The Department offers for your guidance in discussing this subject with officials of the Foreign Office observations as follows:

Our estimate of the Japanese reaction is in general agreement with that of the Foreign Office as outlined in your numbered paragraph 1. Our conclusions are based upon indications that some effort is now being made by the Japanese authorities in China to avoid the giving of cause for the further arousing of American public opinion against Japan so far as this can be accomplished without deviation from the essential objectives of Japanese policy.

On July 31 in reply to an inquiry by the Japanese Ambassador as to what this Government had in mind in regard to negotiating a new treaty the Secretary replied that he did not believe that he could add anything to what he had said in reply to inquiries made by press correspondents; that as the Secretary had indicated to the correspondents this Government’s note was couched in well understood and established terms; that the note might best be allowed to speak for itself and that the entire question pertaining to a new agreement depended upon future developments. No further statement has been made.

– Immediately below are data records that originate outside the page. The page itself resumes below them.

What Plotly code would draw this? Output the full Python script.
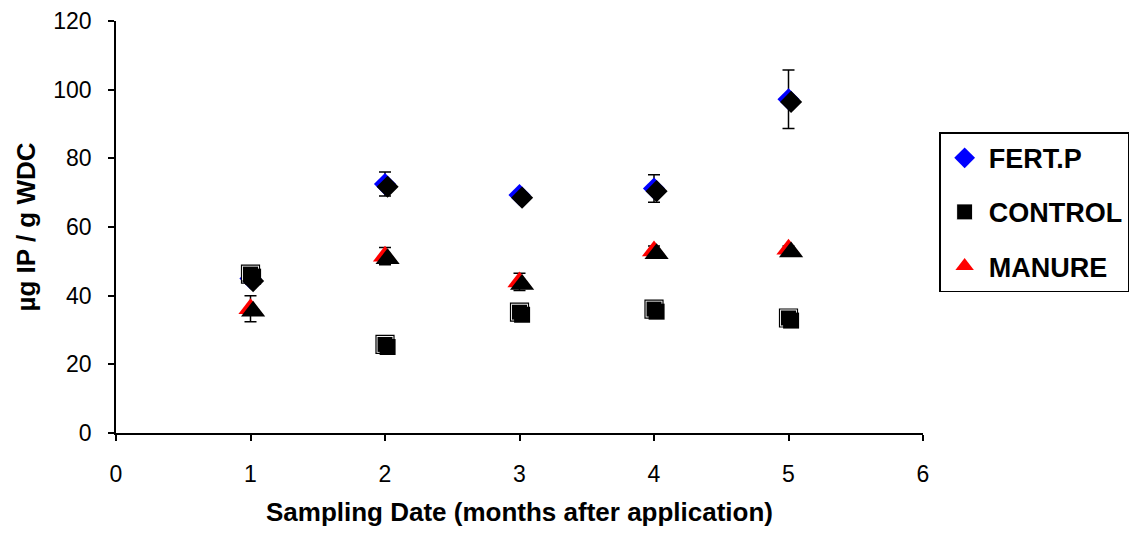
import plotly.graph_objects as go

months = [1, 2, 3, 4, 5]
fert_p = [45.0, 72.5, 69.3, 71.2, 97.2]
fert_err = [1.0, 3.5, 1.0, 4.0, 8.5]
control = [46.3, 25.8, 35.2, 36.1, 33.5]
control_err = [0.5, 0.5, 0.5, 0.5, 0.5]
manure = [36.2, 51.5, 44.0, 53.0, 53.5]
manure_err = [3.8, 2.5, 2.5, 1.5, 1.0]

x_ticks = [0, 1, 2, 3, 4, 5, 6]
y_ticks = [0, 20, 40, 60, 80, 100, 120]

font = "Liberation Sans, Arial, sans-serif"
fig = go.Figure()

# shadow offsets (in data units on overlay axes)
px_x = 807 / 6.0
px_y = 412 / 120.0
dx = 2.6 / px_x
dy = 2.6 / px_y

series = [
    ("FERT.P", fert_p, fert_err, "diamond", 17, "#0000FF"),
    ("CONTROL", control, control_err, "square", 16, "#000000"),
    ("MANURE", manure, manure_err, "triangle-up", 21, "#FF0000"),
]

# shadows
for name, vals, err, sym, size, col in series:
    fig.add_trace(go.Scatter(x=months, y=vals, mode="markers", xaxis="x2", yaxis="y2",
                             marker=dict(symbol=sym, size=size, color="black", line=dict(width=0)),
                             showlegend=False, hoverinfo="skip"))

for i, (name, vals, err, sym, size, col) in enumerate(series):
    if name == "CONTROL":
        mk = dict(symbol=sym, size=size, color="black", line=dict(color="white", width=1))
    else:
        mk = dict(symbol=sym, size=size, color=col, line=dict(width=0))
    fig.add_trace(go.Scatter(x=months, y=vals, mode="markers", name=name,
                             legendgroup=name,
                             marker=mk,
                             error_y=dict(type="data", array=err, color="black", thickness=1.5, width=6)))
    if name == "CONTROL":
        fig.add_trace(go.Scatter(x=months, y=vals, mode="markers", showlegend=False,
                                 marker=dict(symbol="square-open", size=size + 2, color="black",
                                             line=dict(color="black", width=1.2)),
                                 hoverinfo="skip"))

fig.update_layout(
    width=1131, height=539,
    margin=dict(l=116, r=208, t=21, b=106, autoexpand=False),
    paper_bgcolor="white", plot_bgcolor="white",
    font=dict(family=font, size=23, color="black"),
    showlegend=True,
    legend=dict(x=1.02, y=0.73, xanchor="left", yanchor="top",
                bordercolor="black", borderwidth=1.5, bgcolor="white",
                font=dict(family=font, size=27, color="black", weight="bold"),
                traceorder="grouped", tracegroupgap=16, itemwidth=38),
    xaxis=dict(range=[0, 6], tickvals=x_ticks, showgrid=False, zeroline=False,
               showline=True, linecolor="black", linewidth=1.5,
               ticks="outside", ticklen=6, tickcolor="black", tickwidth=1.5,
               tickfont=dict(size=23), ticklabelstandoff=14,
               title=dict(text="<b>Sampling Date (months after application)</b>",
                          font=dict(size=26), standoff=16)),
    yaxis=dict(range=[0, 120], tickvals=y_ticks, showgrid=False, zeroline=False,
               showline=True, linecolor="black", linewidth=1.5,
               ticks="outside", ticklen=6, tickcolor="black", tickwidth=1.5,
               tickfont=dict(size=23), ticklabelstandoff=12,
               title=dict(text="<b>µg IP / g WDC</b>", font=dict(size=26), standoff=10)),
    xaxis2=dict(range=[0 - dx, 6 - dx], overlaying="x", visible=False),
    yaxis2=dict(range=[0 + dy, 120 + dy], overlaying="y", visible=False),
)

fig.write_html("out.html", config={"displayModeBar": False},
               post_script="document.body.style.margin='0';")
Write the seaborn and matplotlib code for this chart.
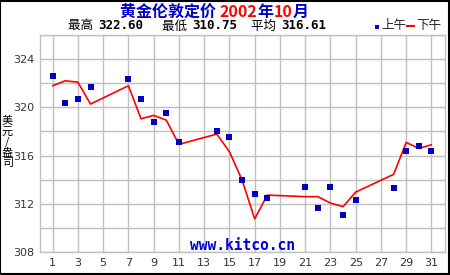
import matplotlib
matplotlib.use("Agg")
import matplotlib.pyplot as plt
import seaborn as sns
import pandas as pd
from matplotlib.patches import Rectangle

am_days = [1, 2, 3, 4, 7, 8, 9, 10, 11, 14, 15, 16, 17, 18, 21, 22, 23, 24, 25, 28, 29, 30, 31]
am_vals = [322.60, 320.32, 320.66, 321.65, 322.31, 320.66, 318.75, 319.50, 317.09, 318.00, 317.50,
           313.94, 312.78, 312.48, 313.36, 311.62, 313.36, 311.04, 312.28, 313.28, 316.34, 316.79, 316.34]
pm_days = [1, 2, 3, 4, 7, 8, 9, 10, 11, 14, 15, 16, 17, 18, 21, 22, 23, 24, 25, 28, 29, 30, 31]
pm_vals = [321.79, 322.20, 322.09, 320.27, 321.79, 319.05, 319.33, 318.94, 316.93, 317.78, 316.32,
           313.97, 310.75, 312.72, 312.59, 312.59, 312.06, 311.76, 312.97, 314.44, 317.09, 316.59, 316.90]
x_ticks = list(range(1, 32, 2))
y_ticks = [308, 312, 316, 320, 324]
title_parts = [("黄金伦敦定价 ", "#0000CC"), ("2002", "#FF0000"), ("年", "#0000CC"),
               ("10", "#FF0000"), ("月", "#0000CC")]
stats = [("最高", "322.60"), ("最低", "310.75"), ("平均", "316.61")]
legend_labels = ["上午", "下午"]

sns.set_style("white")
plt.rcParams["font.family"] = ["Noto Sans CJK SC", "DejaVu Sans"]

am = pd.DataFrame({"day": am_days, "price": am_vals})
pm = pd.DataFrame({"day": pm_days, "price": pm_vals})

fig = plt.figure(figsize=(4.5, 2.75), dpi=100)
fig.patch.set_facecolor("white")
ax = fig.add_axes([40 / 450, 23 / 275, 405 / 450, 217 / 275])

sns.lineplot(data=pm, x="day", y="price", ax=ax, color="#FF0000", linewidth=1.2, zorder=3)
sns.scatterplot(data=am, x="day", y="price", ax=ax, color="#0000C0", marker="s", s=22,
                linewidth=0, zorder=4)

ax.set_xlim(0, 32.07)
ax.set_ylim(308, 326)
ax.set_xticks(x_ticks)
ax.set_yticks(range(308, 327, 2))
ax.set_yticklabels([str(v) if v in y_ticks else "" for v in range(308, 327, 2)])
ax.grid(True, color="#C0C0C0", linewidth=1.0)
ax.set_axisbelow(True)
for s in ax.spines.values():
    s.set_color("#C0C0C0")
    s.set_linewidth(1.0)
ax.tick_params(axis="y", length=0, labelsize=8, colors="#333333", pad=4)
ax.tick_params(axis="x", length=0, labelsize=8, colors="#333333", pad=4)
for lab in ax.get_xticklabels() + ax.get_yticklabels():
    lab.set_family("DejaVu Sans")
ax.set_xlabel("")
ax.set_ylabel("")

ax.text(16.0, 308.55, "www.kitco.cn", color="#0000E0", fontsize=10.5, family="DejaVu Sans Mono",
        fontweight="bold", ha="center", va="center")

fig.text(7.5 / 450, 1 - 142 / 275, "美\n元\n/\n盎\n司", fontsize=8, ha="center", va="center",
         linespacing=1.05, color="#000000")

# title pieces
fig.canvas.draw()
renderer = fig.canvas.get_renderer()

def draw_seq(parts, x0, y, **kw):
    x = x0
    for txt, col, extra in parts:
        opts = dict(kw)
        opts.update(extra)
        t = fig.text(x, y, txt, color=col, ha="left", va="center", **opts)
        bb = t.get_window_extent(renderer)
        x += bb.width / fig.bbox.width
    return x

draw_seq([(p, c, {}) for p, c in title_parts], 120 / 450, 1 - 12 / 275, fontsize=11.5, fontweight="bold")

xs = [68, 162, 251]
for (lab, val), xp in zip(stats, xs):
    draw_seq([(lab + "  ", "#000000", {}),
              (val, "#000000", {"family": "DejaVu Sans Mono", "fontweight": "bold"})],
             xp / 450, 1 - 26 / 275, fontsize=9)

fig.patches.append(Rectangle((375 / 450, 1 - 28.5 / 275), 4 / 450, 4 / 275, transform=fig.transFigure,
                             facecolor="#0000FF", edgecolor="none"))
fig.text(381 / 450, 1 - 26 / 275, legend_labels[0], fontsize=9, va="center", ha="left")
fig.patches.append(Rectangle((406 / 450, 1 - 27 / 275), 9 / 450, 2.5 / 275, transform=fig.transFigure,
                             facecolor="#FF0000", edgecolor="none"))
fig.text(416 / 450, 1 - 26 / 275, legend_labels[1], fontsize=9, va="center", ha="left")

fig.patches.append(Rectangle((0.001, 0.003), 0.997, 0.995, transform=fig.transFigure,
                             facecolor="none", edgecolor="#000000", linewidth=1.5))

fig.savefig("out.png", dpi=100)
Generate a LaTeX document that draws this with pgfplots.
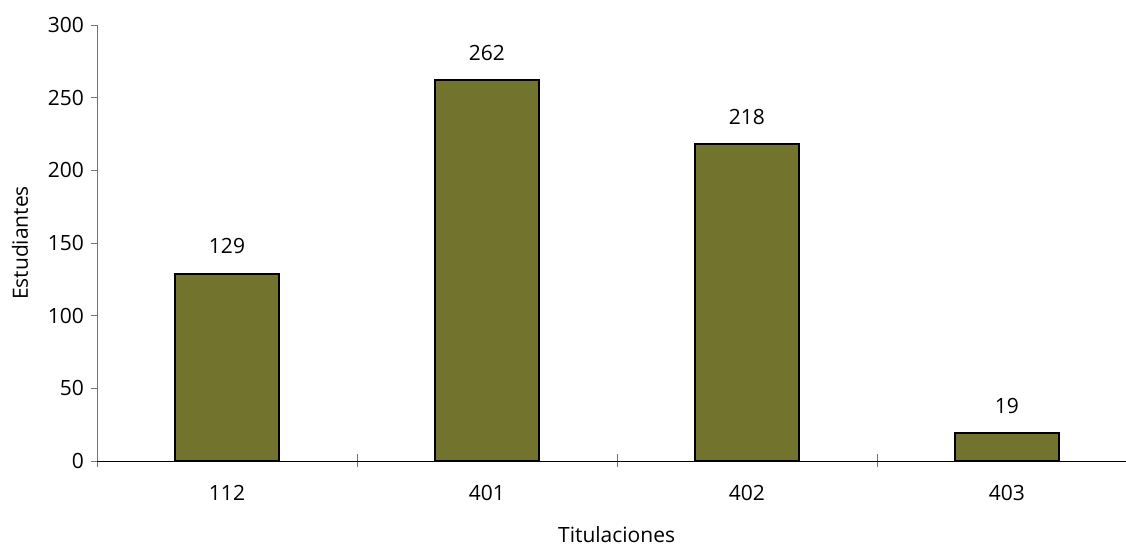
\documentclass[border=0pt]{standalone}
\usepackage{pgfplots}
\pgfplotsset{compat=1.18}
\usepackage{fontspec}
\setmainfont{Open Sans}
\definecolor{olivebar}{RGB}{114,116,46}
\begin{document}
\begin{tikzpicture}[font=\fontsize{10.5}{12}\selectfont]
\begin{axis}[
  width=514.5pt, height=218pt, scale only axis,
  axis x line*=bottom, axis y line*=left,
  x axis line style={black, -}, y axis line style={gray!90!black, -},
  xmin=-0.5, xmax=3.458, ymin=0, ymax=300,
  xtick={0,1,2,3}, xticklabels={112,401,402,403},
  major x tick style={draw=none},
  minor xtick={-0.5,0.5,1.5,2.5},
  minor x tick style={gray!90!black, thin},
  minor tick length=6.5pt, xtick align=center,
  ytick={0,50,...,300}, ytick align=outside, major tick length=3pt,
  y tick style={gray!90!black, thin},
  xticklabel style={yshift=-7pt},
  /pgf/number format/assume math mode=true,
  ylabel={Estudiantes}, xlabel={Titulaciones},
  x label style={at={(axis description cs:0.505,0)}, anchor=center, yshift=-37pt},
  y label style={at={(axis description cs:0,0.5)}, anchor=center, rotate=0, yshift=38.5pt},
  nodes near coords,
  every node near coord/.append style={font=\fontsize{10.5}{12}\selectfont, yshift=6pt},
]
\addplot[ybar, bar width=52pt, fill=olivebar, draw=black, line width=1pt]
  coordinates {(0,129) (1,262) (2,218) (3,19)};
\end{axis}
\pgfresetboundingbox
\path ([shift={(-48.5pt,-42.5pt)}]current axis.south west) rectangle ([shift={(0pt,12.5pt)}]current axis.north east);
\end{tikzpicture}
\end{document}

With reference to the suggestion contained in your telegram that the Japanese are afraid that the United States, in negotiating a new treaty, will insist on the disappearance of the most-favored nation clause in order that the United States might be free to impose countervailing duties, it may be observed that the United States has never considered the most-favored-nation clause in our treaties to be a bar to the imposition of countervailing duties; such duties are imposed not because of the national origins of the goods to which they are applied but because of the payment or bestowal of bounties or grants upon such goods in the country of their production.